IOPS (input/output per second) is available in I/O RTPS (read transactions per second) and I/O WTPS (write transactions per second). IOPS capacity varies by plan. The Plans and Pricing page shows the specifications of each plan.

To determine which queries are contributing to IOPS usage, look for ones that use a lot of disk. Crunchy Bridge runs pg_stat_statements by default on all instances, so statistics are available to review.

You can query pg_stat_statements to look for a low hit rate on shared blocks, which would indicate that more data is read proportionally from disk than is being provided by cache: low shared_blks_hit / (shared_blks_hit + shared_blks_read).

Here's an example query you can use to find queries with a low hit rate:

SELECT
	pd.datname AS DB_Name
	,pss.rows AS Total_Row_Count
	,(pss.total_exec_time / 1000 / 60) AS Total_Exec_Mins
	,((pss.total_exec_time / 1000 / 60) / calls) as Total_Avg_Exec_Time
	,calls
	,shared_blks_hit / nullif(shared_blks_hit + shared_blks_read, 0)::float AS Hit_Rate
	,queryid
FROM pg_stat_statements AS pss
INNER JOIN pg_database AS pd
	ON pss.dbid=pd.oid
WHERE calls > 1000
ORDER BY 6
LIMIT 10;

To dig into a query shown in the output, you can run the following statement with a given queryid:

select query from pg_stat_statements where queryid = <queryid>;

Query and index tuning can be a big help in increasing the hit rate on the cache and thereby reducing IOPS usage. For a deeper dive, check out Query Optimization in Postgres with pg_stat_statements on the blog.

Load average

Load average shows average CPU load over the indicated time period. A load average equal to your vCPU count indicates full utilization of all CPUs. A load average in excess of your CPU count means that processes had to wait for CPU time, with higher values meaning more time spent waiting.

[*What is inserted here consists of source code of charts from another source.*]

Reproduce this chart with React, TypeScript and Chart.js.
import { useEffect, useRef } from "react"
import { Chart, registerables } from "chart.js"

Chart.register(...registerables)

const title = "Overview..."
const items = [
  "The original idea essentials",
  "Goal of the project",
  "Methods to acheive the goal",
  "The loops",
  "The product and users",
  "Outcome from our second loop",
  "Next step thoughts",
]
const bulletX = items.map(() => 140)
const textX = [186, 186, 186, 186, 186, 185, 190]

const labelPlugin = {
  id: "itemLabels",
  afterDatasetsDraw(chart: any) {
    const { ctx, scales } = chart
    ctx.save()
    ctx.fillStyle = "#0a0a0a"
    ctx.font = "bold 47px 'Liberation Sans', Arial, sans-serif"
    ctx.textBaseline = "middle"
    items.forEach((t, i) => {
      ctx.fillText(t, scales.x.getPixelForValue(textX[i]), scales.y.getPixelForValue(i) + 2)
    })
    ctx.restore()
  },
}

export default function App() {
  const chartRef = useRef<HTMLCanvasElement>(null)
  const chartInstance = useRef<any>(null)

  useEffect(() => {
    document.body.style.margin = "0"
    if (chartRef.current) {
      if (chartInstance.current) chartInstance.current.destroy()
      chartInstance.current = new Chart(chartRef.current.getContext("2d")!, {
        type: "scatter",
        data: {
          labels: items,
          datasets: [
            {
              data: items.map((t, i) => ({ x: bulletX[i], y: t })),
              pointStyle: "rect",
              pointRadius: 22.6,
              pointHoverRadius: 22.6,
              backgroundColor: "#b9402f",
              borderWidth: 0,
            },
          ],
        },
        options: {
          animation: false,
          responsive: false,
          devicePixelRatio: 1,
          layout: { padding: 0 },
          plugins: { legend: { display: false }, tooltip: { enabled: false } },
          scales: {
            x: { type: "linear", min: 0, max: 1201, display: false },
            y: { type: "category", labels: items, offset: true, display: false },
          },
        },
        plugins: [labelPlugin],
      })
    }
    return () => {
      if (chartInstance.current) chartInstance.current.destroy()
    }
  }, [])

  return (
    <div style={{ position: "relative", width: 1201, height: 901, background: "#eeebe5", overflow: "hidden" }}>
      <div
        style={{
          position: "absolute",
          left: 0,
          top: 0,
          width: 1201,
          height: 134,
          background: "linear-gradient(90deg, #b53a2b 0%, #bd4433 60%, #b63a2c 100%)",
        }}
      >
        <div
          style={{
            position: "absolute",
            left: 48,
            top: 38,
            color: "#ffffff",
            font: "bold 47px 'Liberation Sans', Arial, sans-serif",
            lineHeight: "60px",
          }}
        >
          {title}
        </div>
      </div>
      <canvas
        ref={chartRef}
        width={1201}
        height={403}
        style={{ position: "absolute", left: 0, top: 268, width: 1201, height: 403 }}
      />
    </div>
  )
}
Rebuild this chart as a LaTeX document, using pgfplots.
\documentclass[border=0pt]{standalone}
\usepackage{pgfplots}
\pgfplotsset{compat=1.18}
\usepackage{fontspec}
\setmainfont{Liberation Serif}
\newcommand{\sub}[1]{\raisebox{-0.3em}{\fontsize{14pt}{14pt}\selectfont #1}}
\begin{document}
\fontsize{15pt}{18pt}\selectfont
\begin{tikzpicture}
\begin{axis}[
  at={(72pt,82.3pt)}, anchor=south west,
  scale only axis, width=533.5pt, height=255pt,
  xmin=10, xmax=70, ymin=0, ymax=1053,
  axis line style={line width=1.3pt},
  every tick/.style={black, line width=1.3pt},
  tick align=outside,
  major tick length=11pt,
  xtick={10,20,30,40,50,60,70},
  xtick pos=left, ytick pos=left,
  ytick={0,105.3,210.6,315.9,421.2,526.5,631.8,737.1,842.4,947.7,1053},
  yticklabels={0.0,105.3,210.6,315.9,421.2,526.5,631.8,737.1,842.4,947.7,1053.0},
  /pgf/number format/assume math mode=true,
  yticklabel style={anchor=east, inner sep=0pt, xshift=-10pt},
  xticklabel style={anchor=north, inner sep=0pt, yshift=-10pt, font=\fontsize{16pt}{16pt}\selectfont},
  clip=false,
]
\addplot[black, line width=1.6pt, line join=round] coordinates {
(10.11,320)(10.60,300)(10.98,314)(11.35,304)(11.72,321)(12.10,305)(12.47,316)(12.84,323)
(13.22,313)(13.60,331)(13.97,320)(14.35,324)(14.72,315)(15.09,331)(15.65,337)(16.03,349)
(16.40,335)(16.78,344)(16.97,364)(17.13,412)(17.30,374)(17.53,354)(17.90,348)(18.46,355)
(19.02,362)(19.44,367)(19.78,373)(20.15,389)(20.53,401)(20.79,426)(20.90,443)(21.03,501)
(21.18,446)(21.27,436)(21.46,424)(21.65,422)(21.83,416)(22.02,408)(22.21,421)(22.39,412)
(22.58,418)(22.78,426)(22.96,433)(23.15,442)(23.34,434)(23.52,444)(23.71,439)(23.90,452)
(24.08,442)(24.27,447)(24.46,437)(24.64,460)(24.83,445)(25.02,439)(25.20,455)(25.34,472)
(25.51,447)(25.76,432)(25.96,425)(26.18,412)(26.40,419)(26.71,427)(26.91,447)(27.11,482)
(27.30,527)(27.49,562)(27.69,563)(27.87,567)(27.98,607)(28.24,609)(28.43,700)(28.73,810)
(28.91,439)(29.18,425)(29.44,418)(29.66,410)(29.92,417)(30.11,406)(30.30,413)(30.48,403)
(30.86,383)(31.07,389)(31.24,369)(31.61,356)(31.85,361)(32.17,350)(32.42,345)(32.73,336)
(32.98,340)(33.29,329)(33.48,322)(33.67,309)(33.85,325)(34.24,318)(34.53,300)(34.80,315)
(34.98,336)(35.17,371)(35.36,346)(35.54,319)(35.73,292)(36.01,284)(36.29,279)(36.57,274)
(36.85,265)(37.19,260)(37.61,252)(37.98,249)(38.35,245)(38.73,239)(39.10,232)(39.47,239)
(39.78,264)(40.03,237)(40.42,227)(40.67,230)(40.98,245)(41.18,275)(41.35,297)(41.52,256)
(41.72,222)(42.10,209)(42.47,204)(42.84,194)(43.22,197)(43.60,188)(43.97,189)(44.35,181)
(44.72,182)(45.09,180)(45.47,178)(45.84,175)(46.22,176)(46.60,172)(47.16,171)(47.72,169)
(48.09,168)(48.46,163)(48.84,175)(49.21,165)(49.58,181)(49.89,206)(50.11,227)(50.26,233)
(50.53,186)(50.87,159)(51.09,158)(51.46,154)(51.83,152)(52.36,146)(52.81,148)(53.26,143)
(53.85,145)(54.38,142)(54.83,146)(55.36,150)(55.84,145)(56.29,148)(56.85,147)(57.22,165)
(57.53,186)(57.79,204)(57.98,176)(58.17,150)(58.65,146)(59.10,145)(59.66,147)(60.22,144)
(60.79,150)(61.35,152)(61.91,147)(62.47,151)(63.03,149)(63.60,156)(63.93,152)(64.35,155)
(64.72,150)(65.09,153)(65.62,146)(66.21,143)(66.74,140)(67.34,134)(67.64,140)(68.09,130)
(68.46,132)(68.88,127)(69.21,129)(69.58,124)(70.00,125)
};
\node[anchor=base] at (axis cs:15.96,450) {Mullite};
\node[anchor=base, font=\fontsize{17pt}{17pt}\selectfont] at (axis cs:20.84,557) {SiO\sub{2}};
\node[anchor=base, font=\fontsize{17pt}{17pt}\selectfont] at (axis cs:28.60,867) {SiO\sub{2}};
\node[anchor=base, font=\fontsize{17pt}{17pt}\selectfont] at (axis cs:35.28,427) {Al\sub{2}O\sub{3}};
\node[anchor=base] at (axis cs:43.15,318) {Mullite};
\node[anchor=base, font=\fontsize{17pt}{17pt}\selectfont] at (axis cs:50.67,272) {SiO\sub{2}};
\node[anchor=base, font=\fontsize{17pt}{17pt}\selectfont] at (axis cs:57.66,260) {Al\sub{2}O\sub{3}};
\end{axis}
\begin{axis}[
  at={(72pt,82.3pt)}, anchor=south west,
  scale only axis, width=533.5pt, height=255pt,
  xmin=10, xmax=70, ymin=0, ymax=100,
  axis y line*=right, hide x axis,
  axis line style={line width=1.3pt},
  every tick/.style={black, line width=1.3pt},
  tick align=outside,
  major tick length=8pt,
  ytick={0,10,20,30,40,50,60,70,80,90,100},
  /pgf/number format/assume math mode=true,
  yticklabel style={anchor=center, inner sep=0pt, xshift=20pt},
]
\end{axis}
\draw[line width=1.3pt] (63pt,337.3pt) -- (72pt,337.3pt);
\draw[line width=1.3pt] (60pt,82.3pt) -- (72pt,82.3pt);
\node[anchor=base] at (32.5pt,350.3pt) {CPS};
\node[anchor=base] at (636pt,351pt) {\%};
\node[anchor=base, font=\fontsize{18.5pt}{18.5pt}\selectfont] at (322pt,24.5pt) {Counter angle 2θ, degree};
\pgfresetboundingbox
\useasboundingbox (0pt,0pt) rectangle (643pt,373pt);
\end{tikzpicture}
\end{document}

Number of vCPUs varies by plan. Check the Plans and Pricing page for details about specific plans. If you are consistently seeing high load average you should look at tuning expensive queries or consider upgrading to a larger plan.

Memory

This shows the amount of process memory and the amount of swap you are using based on the plan you have provisioned. Check the Plans and Pricing page for details about specific plans.

Note that swap usage is not necessarily a bad thing. However, if you’re often needing swap and your baseline memory usage is high, you likely need additional memory.

Postgres uses memory at a few different levels. If you're interested in the details, check out our blog post on data storage and flow.

Additionally, Postgres memory usage can be tricky to interpret. With regard to Postgres memory utilization, there are three main things at play.

Process Memory - This is memory being taken up by each backend process for its own use, including:

the main Postmaster process
utility processes (checkpointer, archiver, autovacuum launcher, etc)
any client processes, i.e. those executing query statements

These processes allocate (by default) 4 MB each for process memory, but they also reserve additional memory based on parameters like work_mem, maintanence_work_mem, and temp_buffer.

Shared Memory - This is memory used by all processes for data and transaction log caching. That is the sum of shared_buffers, wal_buffers, CLOG_buffers, etc. By default we allocate 25% of system memory to shared_buffers.

Kernel Memory - Memory not being used by Postgres processes is generally used by the kernel for disk cache. The kernel is (generally) smarter about what to keep and what to push to disk.

Info

The memory graph on your Crunchy Bridge dashboard currently shows a memory_used metric which includes all memory allocated by processes. The PostgreSQL server process allocates various buffers shared by all processes, so this value includes the sum of all the Process Memory and Shared Memory described above.

On Standard and Memory instances this will usually account for 25%-30% of memory usage, although it may be larger if you have a high connection count or query activity which consumes a lot of memory. However on Hobby instances this process memory will represent a larger fraction of overall memory usage, and it's not uncommon to see this value consistently reporting 80-85% of memory in use.

The important thing to note is that Linux makes intelligent use of available memory, using it to reduce load on disks. If processes need the memory, the OS will give up some of its disk cache.

Network usage

This shows the inbound and outbound network traffic for your instance. In general this should be consistent and match the behavior you see in other metrics. Unusual activity or dramatic changes could be a sign of unintentional application changes.